How to choose between all terrain vs mud tires
Start with an honest split of your mileage. If 70 to 80 percent of your driving happens on pavement, all-terrain is usually the smarter answer. If your vehicle regularly sees deep mud, trail obstacles, and low-speed off-road work where traction is the priority, mud-terrain deserves a serious look.
Then think about your tolerance for compromise. Are you fine with more noise for more off-road grip? Do you care about clean highway tracking, wet-road confidence, and lower rolling resistance? Be realistic. A tire can be capable and still be wrong for your day-to-day use.
Vehicle type matters too. A lightly modified SUV used for commuting and outdoor trips has different needs than a lifted Jeep on beadlocks or a diesel truck working on rough land. Matching the tire to the job will always outperform choosing based on appearance alone.
Finally, consider your full setup. Wheel size, load rating, suspension geometry, and tire pressure all affect performance. The right tread pattern works best when the rest of the package makes sense. That is where a product-focused retailer like FORTLUFT fits the modern buyer – capability, fitment, and style should work together, not compete.
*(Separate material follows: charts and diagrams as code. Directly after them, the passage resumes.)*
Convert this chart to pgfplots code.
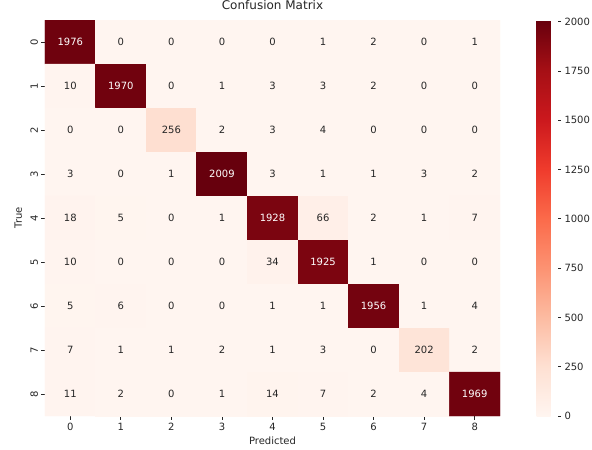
\documentclass[border=0pt]{standalone}
\usepackage{fontspec}
\setmainfont{DejaVu Sans}
\usepackage{pgfplots}
\usepgfplotslibrary{colormaps}
\pgfplotsset{compat=1.18}
\definecolor{txt}{RGB}{38,38,38}
\pgfplotsset{colormap={reds}{rgb255=(255,245,240) rgb255=(254,224,210) rgb255=(252,187,161) rgb255=(252,146,114) rgb255=(251,106,74) rgb255=(239,59,44) rgb255=(203,24,29) rgb255=(165,15,21) rgb255=(103,0,13)}}
\begin{document}
\begin{tikzpicture}[font=\fontsize{10bp}{12bp}\selectfont, text=txt]
\useasboundingbox (0,0) rectangle (592bp,450bp);
\begin{axis}[
  at={(45bp,34bp)}, anchor=south west,
  width=455bp, height=396bp, scale only axis,
  colormap name=reds,
  point meta min=0, point meta max=2009,
  xmin=-0.5, xmax=8.5, ymin=-0.5, ymax=8.5,
  y dir=reverse,
  enlargelimits=false,
  xtick={0,...,8}, ytick={0,...,8},
  axis line style={draw=none},
  tick style={draw=txt, line width=0.8bp},
  major tick length=3.5bp,
  tick align=outside,
  xtick pos=left, ytick pos=left,
  /pgf/number format/assume math mode=true,
  yticklabel style={rotate=90, anchor=south},
  title={Confusion Matrix},
  title style={at={(axis description cs:0.5,1)}, anchor=base, yshift=5bp, font=\fontsize{12bp}{14bp}\selectfont},
  xlabel={Predicted},
  xlabel style={at={(axis description cs:0.5,0)}, anchor=base, yshift=-28bp, font=\fontsize{10bp}{12bp}\selectfont},
  ylabel={True},
  ylabel style={at={(axis description cs:-0.0506,0.5)}, anchor=base, font=\fontsize{10bp}{12bp}\selectfont},
  colorbar,
  colorbar style={
    at={(parent axis.north east)}, anchor=north west, xshift=28bp,
    width=21bp, height=396bp, scale only axis,
    ytick={0,250,...,2000},
    ytick pos=right, yticklabel pos=right,
    axis line style={draw=none},
    tick style={draw=txt, line width=0.8bp},
    major tick length=3.5bp, tick align=outside,
    /pgf/number format/assume math mode=true,
    /pgf/number format/1000 sep={},
    yticklabel style={anchor=west},
  },
  visualization depends on={value \thisrow{c} \as \val},
  nodes near coords={\ifdim\val pt>1000pt\color{white}\else\color{txt}\fi\val},
  every node near coord/.append style={anchor=center},
]
\addplot[matrix plot*, mesh/cols=9, point meta=explicit] table[meta=c] {
x y c
0 0 1976
1 0 0
2 0 0
3 0 0
4 0 0
5 0 1
6 0 2
7 0 0
8 0 1
0 1 10
1 1 1970
2 1 0
3 1 1
4 1 3
5 1 3
6 1 2
7 1 0
8 1 0
0 2 0
1 2 0
2 2 256
3 2 2
4 2 3
5 2 4
6 2 0
7 2 0
8 2 0
0 3 3
1 3 0
2 3 1
3 3 2009
4 3 3
5 3 1
6 3 1
7 3 3
8 3 2
0 4 18
1 4 5
2 4 0
3 4 1
4 4 1928
5 4 66
6 4 2
7 4 1
8 4 7
0 5 10
1 5 0
2 5 0
3 5 0
4 5 34
5 5 1925
6 5 1
7 5 0
8 5 0
0 6 5
1 6 6
2 6 0
3 6 0
4 6 1
5 6 1
6 6 1956
7 6 1
8 6 4
0 7 7
1 7 1
2 7 1
3 7 2
4 7 1
5 7 3
6 7 0
7 7 202
8 7 2
0 8 11
1 8 2
2 8 0
3 8 1
4 8 14
5 8 7
6 8 2
7 8 4
8 8 1969
};
\end{axis}
\end{tikzpicture}
\end{document}
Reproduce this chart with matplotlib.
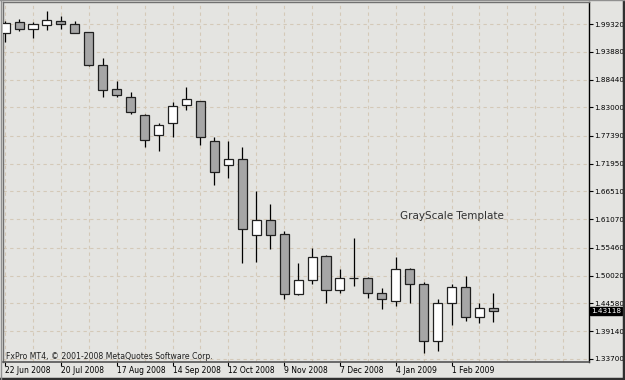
import matplotlib
matplotlib.use('Agg')
import matplotlib.pyplot as plt
import numpy as np

# --------------------------------------------------
# DATA  (weekly GBP/USD candles, 22 Jun 2008 .. 22 Feb 2009)
# --------------------------------------------------

opens = [1.9762, 1.9965, 1.9828, 1.9912, 1.9997, 1.9932, 1.9769, 1.9123, 1.8665,
         1.8508, 1.8144, 1.7758, 1.7987, 1.8345, 1.8424, 1.7646, 1.7164, 1.7282,
         1.5799, 1.6093, 1.5813, 1.4637, 1.4912, 1.5394, 1.4722, 1.4951, 1.4951,
         1.4657, 1.4512, 1.5133, 1.4833, 1.3729, 1.4473, 1.4775, 1.4187, 1.4375]
highs = [1.9990, 2.0024, 1.9965, 2.0181, 2.0095, 1.9991, 1.9781, 1.9260, 1.8810,
         1.8600, 1.8163, 1.7987, 1.8398, 1.8692, 1.8430, 1.7724, 1.7640, 1.7529,
         1.6667, 1.6400, 1.5877, 1.5245, 1.5538, 1.5407, 1.5127, 1.5734, 1.4982,
         1.4755, 1.5362, 1.5147, 1.4884, 1.4539, 1.4839, 1.4996, 1.4473, 1.4669]
lows = [1.9585, 1.9801, 1.9652, 1.9820, 1.9828, 1.9750, 1.9115, 1.8508, 1.8502,
        1.8175, 1.7529, 1.7450, 1.7724, 1.8253, 1.7562, 1.6778, 1.6921, 1.5245,
        1.5264, 1.5525, 1.4545, 1.4630, 1.4833, 1.4461, 1.4669, 1.4806, 1.4571,
        1.4344, 1.4414, 1.4461, 1.3482, 1.3533, 1.4036, 1.4120, 1.4081, 1.4101]
closes = [1.9958, 1.9828, 1.9926, 2.0005, 1.9932, 1.9762, 1.9123, 1.8639, 1.8535,
          1.8214, 1.7660, 1.7948, 1.8326, 1.8463, 1.7713, 1.7039, 1.7282, 1.5911,
          1.6093, 1.5799, 1.4643, 1.4912, 1.5362, 1.4722, 1.4951, 1.4949, 1.4657,
          1.4539, 1.5133, 1.4839, 1.3729, 1.4473, 1.4775, 1.4187, 1.4375, 1.43118]

date_labels = ['22 Jun 2008', '20 Jul 2008', '17 Aug 2008', '14 Sep 2008',
               '12 Oct 2008', '9 Nov 2008', '7 Dec 2008', '4 Jan 2009', '1 Feb 2009']
price_ticks = [1.99320, 1.93880, 1.88440, 1.83000, 1.77390, 1.71950, 1.66510,
               1.61070, 1.55460, 1.50020, 1.44580, 1.39140, 1.33700]
last_price = '1.43118'

# --------------------------------------------------
# STYLE
# --------------------------------------------------

bg = '#e4e4e1'
grid_col = '#d4c9b8'
up_col = 'white'
down_col = '#a6a6a6'

fig = plt.figure(figsize=(6.25, 3.8), dpi=100, facecolor=bg)
ax = fig.add_axes([3 / 625, 18 / 380, 586 / 625, 360 / 380])
ax.set_facecolor(bg)

idx = np.arange(len(opens))
o = np.array(opens)
c = np.array(closes)
h = np.array(highs)
l = np.array(lows)

# --------------------------------------------------
# CANDLES
# --------------------------------------------------

ax.vlines(idx, l, h, color='black', lw=0.9, zorder=2)
body_low = np.minimum(o, c)
body_h = np.maximum(np.abs(c - o), 0.0004)
fills = [up_col if cc > oo else down_col for oo, cc in zip(o, c)]
ax.bar(idx, body_h, bottom=body_low, width=0.65, color=fills,
       edgecolor='#202020', lw=0.9, zorder=3)

# --------------------------------------------------
# AXES / GRID
# --------------------------------------------------

ax.set_xlim(-0.15, 41.85)
ax.set_ylim(1.3311, 2.0363)

for g in np.arange(0, 42, 2):
    ax.axvline(g, color=grid_col, lw=0.8, ls=(0, (3, 3)), zorder=1)
for p in price_ticks:
    ax.axhline(p, color=grid_col, lw=0.8, ls=(0, (3, 3)), zorder=1)

ax.yaxis.tick_right()
ax.set_yticks(price_ticks, [f'{p:.5f}' for p in price_ticks])
ax.set_xticks(np.arange(0, 4 * len(date_labels), 4), date_labels, ha='left')
ax.tick_params(axis='y', length=3, width=0.8, pad=1, labelsize=5.2, colors='black')
ax.tick_params(axis='x', length=3, width=0.8, pad=0, labelsize=5.5, colors='black')

for side in ['top', 'left']:
    ax.spines[side].set_color('#707070')
    ax.spines[side].set_linewidth(1.0)
ax.spines['right'].set_color('black')
ax.spines['right'].set_linewidth(1.0)
ax.spines['bottom'].set_color('#555555')
ax.spines['bottom'].set_linewidth(1.2)

# --------------------------------------------------
# TEXT
# --------------------------------------------------

ax.text(0.677, 0.406, 'GrayScale Template', transform=ax.transAxes,
        fontsize=7.5, color='#303030', ha='left', va='center')
ax.text(0.005, 0.004, 'FxPro MT4, \u00a9 2001-2008 MetaQuotes Software Corp.',
        transform=ax.transAxes, fontsize=5.6, color='#202020', ha='left', va='bottom')

# current price box
ax.text(1.004, (closes[-1] - 1.3311) / (2.0363 - 1.3311), last_price,
        transform=ax.transAxes, fontsize=5.2, color='white', ha='left', va='center',
        bbox=dict(boxstyle='square,pad=0.15', fc='black', ec='black'), zorder=5)

# window frame
fig.add_artist(plt.Line2D([0, 1], [0.002, 0.002], transform=fig.transFigure,
                          color='#303030', lw=2.5))
fig.add_artist(plt.Line2D([0.998, 0.998], [0, 1], transform=fig.transFigure,
                          color='#303030', lw=2.5))
fig.add_artist(plt.Line2D([0, 1], [0.999, 0.999], transform=fig.transFigure,
                          color='#909090', lw=1))
fig.add_artist(plt.Line2D([0.001, 0.001], [0, 1], transform=fig.transFigure,
                          color='#909090', lw=1))

fig.savefig('out.png', dpi=100, facecolor=bg)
The better tire is the one that matches your real miles
There is no universal winner in all terrain vs mud tires. There is only the better match for how your truck, Jeep, or SUV is used. If you want broad capability with stronger on-road behavior, all-terrain is the proven choice. If your route includes serious mud and rough trail conditions often enough to justify the trade-offs, mud tires are doing exactly what they were built to do.
Choose for the miles you actually drive, not the image you want to project. A tire that fits your terrain, your vehicle, and your expectations will always look better once the road runs out.